• [Direction] Using the listing below, give the number of lines where "this" appears, and nothing else.

• [Data extract]
==*==

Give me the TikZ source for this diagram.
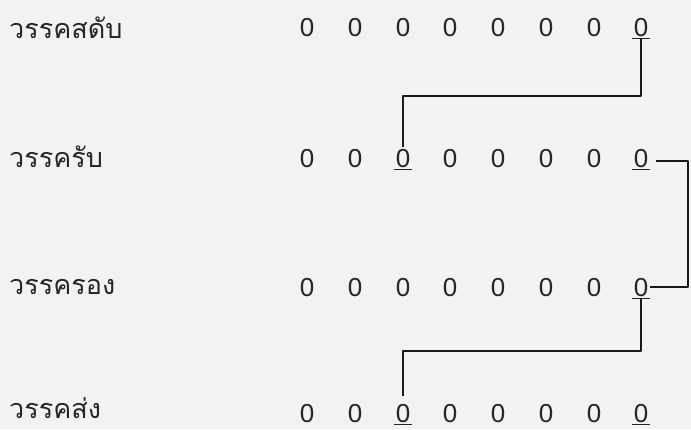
\documentclass[tikz,border=0pt]{standalone}
\usepackage{fontspec}
\newfontfamily\thaifont[Script=Thai]{Loma}
\newfontfamily\digitfont{Liberation Sans}
\begin{document}
\begin{tikzpicture}[x=1pt,y=-1pt,
  lbl/.style={font=\thaifont\fontsize{27}{30}\selectfont, anchor=base west, inner sep=0pt, text depth=0pt, text height=22pt, text=black!85},
  zero/.style={font=\digitfont\fontsize{26}{28}\selectfont, inner xsep=0pt, inner ysep=2pt, minimum width=18pt, text height=18.6pt, text depth=0pt, text=black!85},
  link/.style={line width=2.8pt, line join=round, black!90},
  ul/.style={line width=1.5pt, black!85}]
\fill[white!95!black] (0,0) rectangle (691,429);
\useasboundingbox (0,0) rectangle (691,429);
% labels
\node[lbl] (l1) at (9,38) {วรรคสดับ};
\node[lbl] (l2) at (9,167) {วรรครับ};
\node[lbl] (l3) at (9,294) {วรรครอง};
\node[lbl] (l4) at (9,418) {วรรคส่ง};
% zeros
\foreach \r/\y in {1/27,2/158,3/287,4/413}
  \foreach \c/\x in {1/307,2/355,3/403,4/450,5/498,6/546,7/594,8/641}
    \node[zero] (z\r\c) at (\x,\y) {0};
% underlines
\foreach \n in {18,23,28,38,43,48}
  \draw[ul] (z\n.south west) -- (z\n.south east);
\coordinate (rt) at (688,0);
% connectors
\draw[link] (z18.south) |- (z23.north |- 0,96) -- (z23.north);
\draw[link] ([xshift=6pt,yshift=-3pt]z28.east) -- ([yshift=-3pt]z28.east -| rt) |- (z38.east);
\draw[link] (z38.south) |- (z43.north |- 0,351) -- ([yshift=6pt]z43.north);
\end{tikzpicture}
\end{document}
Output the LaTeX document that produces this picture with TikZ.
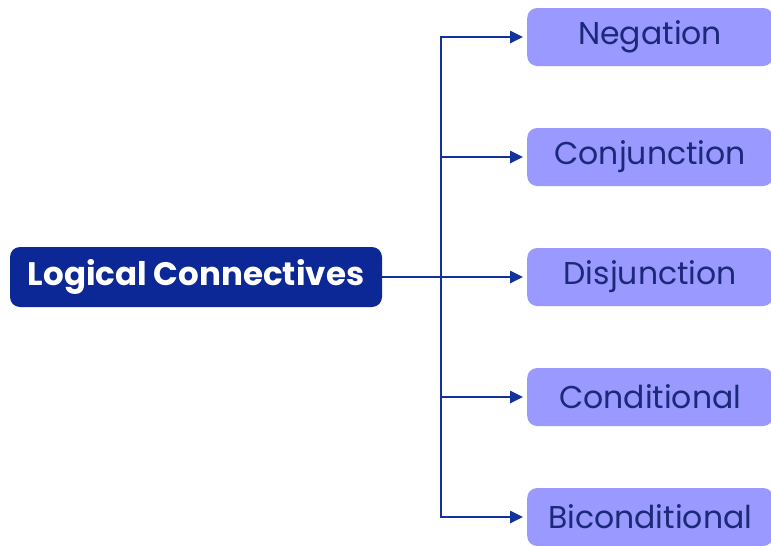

==*==

• [Result of the exercise] 2